▶ **Recorded information**
Start

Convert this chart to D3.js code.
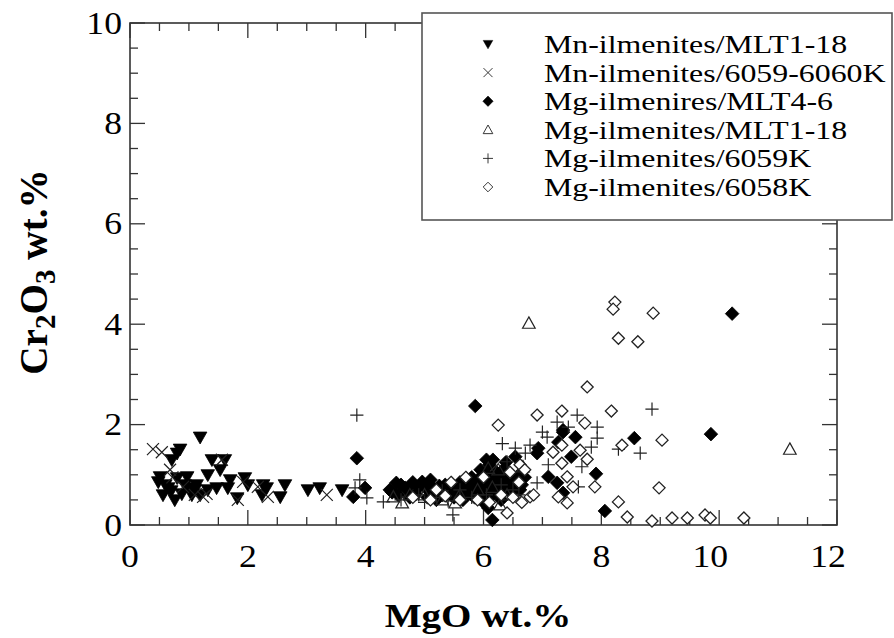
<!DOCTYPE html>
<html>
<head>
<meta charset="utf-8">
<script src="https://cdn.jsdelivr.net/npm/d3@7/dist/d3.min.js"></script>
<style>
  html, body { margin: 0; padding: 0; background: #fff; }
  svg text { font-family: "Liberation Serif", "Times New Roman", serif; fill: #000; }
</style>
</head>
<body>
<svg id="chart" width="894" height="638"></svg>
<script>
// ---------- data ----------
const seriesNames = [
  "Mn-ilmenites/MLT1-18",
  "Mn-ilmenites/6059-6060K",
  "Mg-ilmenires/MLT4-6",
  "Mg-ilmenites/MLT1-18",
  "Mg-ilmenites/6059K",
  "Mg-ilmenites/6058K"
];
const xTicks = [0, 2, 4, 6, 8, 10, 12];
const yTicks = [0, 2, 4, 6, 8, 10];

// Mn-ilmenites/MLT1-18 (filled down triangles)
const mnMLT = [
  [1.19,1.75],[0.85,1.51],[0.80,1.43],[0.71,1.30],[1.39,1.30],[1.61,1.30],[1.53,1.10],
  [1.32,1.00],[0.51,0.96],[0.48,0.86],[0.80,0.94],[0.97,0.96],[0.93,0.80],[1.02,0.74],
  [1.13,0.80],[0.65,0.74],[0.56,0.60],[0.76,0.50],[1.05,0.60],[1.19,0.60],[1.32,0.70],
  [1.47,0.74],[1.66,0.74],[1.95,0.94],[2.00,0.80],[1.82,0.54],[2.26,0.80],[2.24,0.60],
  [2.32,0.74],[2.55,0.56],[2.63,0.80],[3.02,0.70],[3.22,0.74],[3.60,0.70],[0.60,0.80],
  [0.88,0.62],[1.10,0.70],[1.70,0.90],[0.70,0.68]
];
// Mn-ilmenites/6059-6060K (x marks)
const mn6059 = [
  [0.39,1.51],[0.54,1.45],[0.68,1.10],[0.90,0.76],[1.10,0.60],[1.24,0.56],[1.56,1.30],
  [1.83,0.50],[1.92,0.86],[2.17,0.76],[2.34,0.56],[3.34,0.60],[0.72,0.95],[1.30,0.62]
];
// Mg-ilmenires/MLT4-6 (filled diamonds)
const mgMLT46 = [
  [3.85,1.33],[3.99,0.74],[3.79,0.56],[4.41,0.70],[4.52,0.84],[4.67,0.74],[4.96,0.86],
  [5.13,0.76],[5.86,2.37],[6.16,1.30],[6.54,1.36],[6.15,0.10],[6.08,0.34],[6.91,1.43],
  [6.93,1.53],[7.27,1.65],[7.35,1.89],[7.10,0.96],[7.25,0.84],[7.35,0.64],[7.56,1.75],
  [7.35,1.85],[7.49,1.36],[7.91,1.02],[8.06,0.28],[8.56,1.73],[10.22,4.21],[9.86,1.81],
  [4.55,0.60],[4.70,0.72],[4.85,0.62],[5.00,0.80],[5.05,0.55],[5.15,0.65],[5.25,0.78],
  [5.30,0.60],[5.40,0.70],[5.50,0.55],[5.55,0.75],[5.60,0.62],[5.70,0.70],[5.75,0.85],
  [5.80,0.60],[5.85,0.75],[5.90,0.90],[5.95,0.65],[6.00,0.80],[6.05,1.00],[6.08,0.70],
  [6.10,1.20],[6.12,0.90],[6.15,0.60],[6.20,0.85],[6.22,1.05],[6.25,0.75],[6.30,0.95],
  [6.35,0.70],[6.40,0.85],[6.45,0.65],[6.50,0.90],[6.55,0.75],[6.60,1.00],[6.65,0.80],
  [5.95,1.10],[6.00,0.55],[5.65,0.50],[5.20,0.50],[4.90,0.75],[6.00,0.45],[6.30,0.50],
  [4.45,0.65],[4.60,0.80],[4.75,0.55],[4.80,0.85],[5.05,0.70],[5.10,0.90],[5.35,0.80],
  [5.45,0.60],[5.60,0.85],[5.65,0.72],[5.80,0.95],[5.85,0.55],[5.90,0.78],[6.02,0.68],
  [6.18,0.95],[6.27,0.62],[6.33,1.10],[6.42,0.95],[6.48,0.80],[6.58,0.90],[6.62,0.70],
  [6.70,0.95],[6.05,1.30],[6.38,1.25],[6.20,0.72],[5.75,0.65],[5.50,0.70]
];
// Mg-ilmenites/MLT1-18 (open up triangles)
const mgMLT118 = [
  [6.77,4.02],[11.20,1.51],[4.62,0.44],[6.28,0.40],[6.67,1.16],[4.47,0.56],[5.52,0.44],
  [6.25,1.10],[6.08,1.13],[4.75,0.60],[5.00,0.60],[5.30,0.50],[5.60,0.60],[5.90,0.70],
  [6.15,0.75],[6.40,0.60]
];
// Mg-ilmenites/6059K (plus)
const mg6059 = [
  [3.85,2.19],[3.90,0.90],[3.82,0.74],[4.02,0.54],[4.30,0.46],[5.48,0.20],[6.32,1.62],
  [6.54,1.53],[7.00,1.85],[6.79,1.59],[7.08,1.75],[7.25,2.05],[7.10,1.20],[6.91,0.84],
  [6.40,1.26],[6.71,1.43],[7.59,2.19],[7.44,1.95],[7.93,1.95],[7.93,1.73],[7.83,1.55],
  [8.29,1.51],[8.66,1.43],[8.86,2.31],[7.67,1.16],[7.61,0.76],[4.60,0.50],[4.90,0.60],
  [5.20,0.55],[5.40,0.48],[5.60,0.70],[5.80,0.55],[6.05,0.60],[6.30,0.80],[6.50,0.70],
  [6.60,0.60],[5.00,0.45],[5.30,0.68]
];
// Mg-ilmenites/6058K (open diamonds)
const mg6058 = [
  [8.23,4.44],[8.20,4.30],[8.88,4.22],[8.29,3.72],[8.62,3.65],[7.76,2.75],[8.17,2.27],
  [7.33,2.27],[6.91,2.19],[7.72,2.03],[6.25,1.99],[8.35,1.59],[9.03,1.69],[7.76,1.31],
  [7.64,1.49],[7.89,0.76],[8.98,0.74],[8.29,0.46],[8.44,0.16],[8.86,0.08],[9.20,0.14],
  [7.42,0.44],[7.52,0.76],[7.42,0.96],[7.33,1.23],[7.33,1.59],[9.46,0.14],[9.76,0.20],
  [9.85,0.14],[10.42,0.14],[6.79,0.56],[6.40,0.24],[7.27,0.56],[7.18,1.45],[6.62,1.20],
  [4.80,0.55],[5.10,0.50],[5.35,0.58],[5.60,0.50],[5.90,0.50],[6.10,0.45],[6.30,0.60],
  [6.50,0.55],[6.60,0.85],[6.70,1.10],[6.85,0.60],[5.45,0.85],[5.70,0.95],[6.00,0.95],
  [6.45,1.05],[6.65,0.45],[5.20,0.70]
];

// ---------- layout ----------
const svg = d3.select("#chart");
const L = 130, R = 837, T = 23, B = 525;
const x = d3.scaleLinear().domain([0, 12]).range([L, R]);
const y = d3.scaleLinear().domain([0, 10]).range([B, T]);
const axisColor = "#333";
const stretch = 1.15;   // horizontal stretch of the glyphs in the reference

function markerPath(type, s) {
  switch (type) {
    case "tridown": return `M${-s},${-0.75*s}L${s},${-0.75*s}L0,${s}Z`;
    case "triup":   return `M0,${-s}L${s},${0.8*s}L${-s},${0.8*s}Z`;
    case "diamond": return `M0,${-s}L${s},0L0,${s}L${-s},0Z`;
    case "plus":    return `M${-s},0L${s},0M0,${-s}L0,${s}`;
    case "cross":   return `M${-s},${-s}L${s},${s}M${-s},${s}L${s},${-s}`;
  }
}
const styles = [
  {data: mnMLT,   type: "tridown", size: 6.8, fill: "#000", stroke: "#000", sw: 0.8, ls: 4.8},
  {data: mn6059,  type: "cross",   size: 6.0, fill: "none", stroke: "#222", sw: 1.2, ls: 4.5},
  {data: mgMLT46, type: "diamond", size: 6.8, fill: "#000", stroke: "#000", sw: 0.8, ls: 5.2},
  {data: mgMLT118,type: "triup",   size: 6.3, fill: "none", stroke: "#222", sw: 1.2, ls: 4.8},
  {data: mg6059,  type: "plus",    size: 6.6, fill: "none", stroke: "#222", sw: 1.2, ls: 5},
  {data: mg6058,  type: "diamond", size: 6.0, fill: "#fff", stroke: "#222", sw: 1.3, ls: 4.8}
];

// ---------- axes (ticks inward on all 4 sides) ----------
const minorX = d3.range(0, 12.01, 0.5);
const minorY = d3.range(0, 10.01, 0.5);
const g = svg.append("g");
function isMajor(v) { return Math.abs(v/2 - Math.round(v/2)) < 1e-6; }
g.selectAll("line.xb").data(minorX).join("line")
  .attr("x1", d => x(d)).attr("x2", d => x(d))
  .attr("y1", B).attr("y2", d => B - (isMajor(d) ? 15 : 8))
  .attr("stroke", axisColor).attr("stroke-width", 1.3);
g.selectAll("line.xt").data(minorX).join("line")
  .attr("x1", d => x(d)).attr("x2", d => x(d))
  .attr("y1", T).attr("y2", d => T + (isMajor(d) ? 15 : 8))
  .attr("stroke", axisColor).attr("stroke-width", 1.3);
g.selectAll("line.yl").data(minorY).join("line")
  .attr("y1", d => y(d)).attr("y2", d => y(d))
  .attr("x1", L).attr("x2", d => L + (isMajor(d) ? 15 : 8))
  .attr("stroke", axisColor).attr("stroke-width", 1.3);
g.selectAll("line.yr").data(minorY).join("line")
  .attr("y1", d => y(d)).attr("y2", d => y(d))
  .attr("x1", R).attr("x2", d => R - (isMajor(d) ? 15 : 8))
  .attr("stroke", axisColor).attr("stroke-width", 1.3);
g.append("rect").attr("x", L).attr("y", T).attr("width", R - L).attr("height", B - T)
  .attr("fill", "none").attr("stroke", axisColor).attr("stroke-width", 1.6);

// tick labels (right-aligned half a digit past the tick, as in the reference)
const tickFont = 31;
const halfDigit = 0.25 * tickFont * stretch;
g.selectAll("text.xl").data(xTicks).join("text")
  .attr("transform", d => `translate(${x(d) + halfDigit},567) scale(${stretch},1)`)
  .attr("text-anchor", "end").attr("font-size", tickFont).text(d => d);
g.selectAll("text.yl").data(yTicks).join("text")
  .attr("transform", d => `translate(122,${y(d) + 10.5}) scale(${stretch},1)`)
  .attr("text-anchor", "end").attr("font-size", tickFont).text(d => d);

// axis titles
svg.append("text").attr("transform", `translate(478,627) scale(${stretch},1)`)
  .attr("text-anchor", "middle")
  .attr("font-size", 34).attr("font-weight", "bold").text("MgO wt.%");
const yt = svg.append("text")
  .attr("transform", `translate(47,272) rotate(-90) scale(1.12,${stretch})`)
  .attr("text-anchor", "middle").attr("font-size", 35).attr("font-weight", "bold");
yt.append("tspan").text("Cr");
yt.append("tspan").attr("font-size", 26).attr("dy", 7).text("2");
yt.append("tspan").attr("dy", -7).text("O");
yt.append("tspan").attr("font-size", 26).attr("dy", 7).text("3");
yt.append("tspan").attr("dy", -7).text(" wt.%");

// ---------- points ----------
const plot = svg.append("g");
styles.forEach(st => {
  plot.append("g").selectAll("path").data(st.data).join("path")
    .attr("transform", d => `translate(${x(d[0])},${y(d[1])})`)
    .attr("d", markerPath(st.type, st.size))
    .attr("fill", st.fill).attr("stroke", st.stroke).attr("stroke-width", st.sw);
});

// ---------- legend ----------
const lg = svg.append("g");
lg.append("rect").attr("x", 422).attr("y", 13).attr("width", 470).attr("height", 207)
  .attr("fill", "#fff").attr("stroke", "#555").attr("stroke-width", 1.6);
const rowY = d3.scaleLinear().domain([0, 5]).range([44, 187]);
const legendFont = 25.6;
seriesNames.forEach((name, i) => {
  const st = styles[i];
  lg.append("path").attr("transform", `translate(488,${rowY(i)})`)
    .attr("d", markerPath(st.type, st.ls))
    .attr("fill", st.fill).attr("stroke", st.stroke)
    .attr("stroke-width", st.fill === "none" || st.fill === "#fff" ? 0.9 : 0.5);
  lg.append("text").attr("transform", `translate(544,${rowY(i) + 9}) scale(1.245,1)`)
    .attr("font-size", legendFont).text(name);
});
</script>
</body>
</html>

End

▶ **Instructions to follow**
From the first line of the listing above, repeat every line through the one holding "const yTicks = [0, 2, 4, 6, 8, 10];". Both ends count, and pictures stay out.

▶ **Answer for this exercise**
Convert this chart to D3.js code.
<!DOCTYPE html>
<html>
<head>
<meta charset="utf-8">
<script src="https://cdn.jsdelivr.net/npm/d3@7/dist/d3.min.js"></script>
<style>
  html, body { margin: 0; padding: 0; background: #fff; }
  svg text { font-family: "Liberation Serif", "Times New Roman", serif; fill: #000; }
</style>
</head>
<body>
<svg id="chart" width="894" height="638"></svg>
<script>
// ---------- data ----------
const seriesNames = [
  "Mn-ilmenites/MLT1-18",
  "Mn-ilmenites/6059-6060K",
  "Mg-ilmenires/MLT4-6",
  "Mg-ilmenites/MLT1-18",
  "Mg-ilmenites/6059K",
  "Mg-ilmenites/6058K"
];
const xTicks = [0, 2, 4, 6, 8, 10, 12];
const yTicks = [0, 2, 4, 6, 8, 10];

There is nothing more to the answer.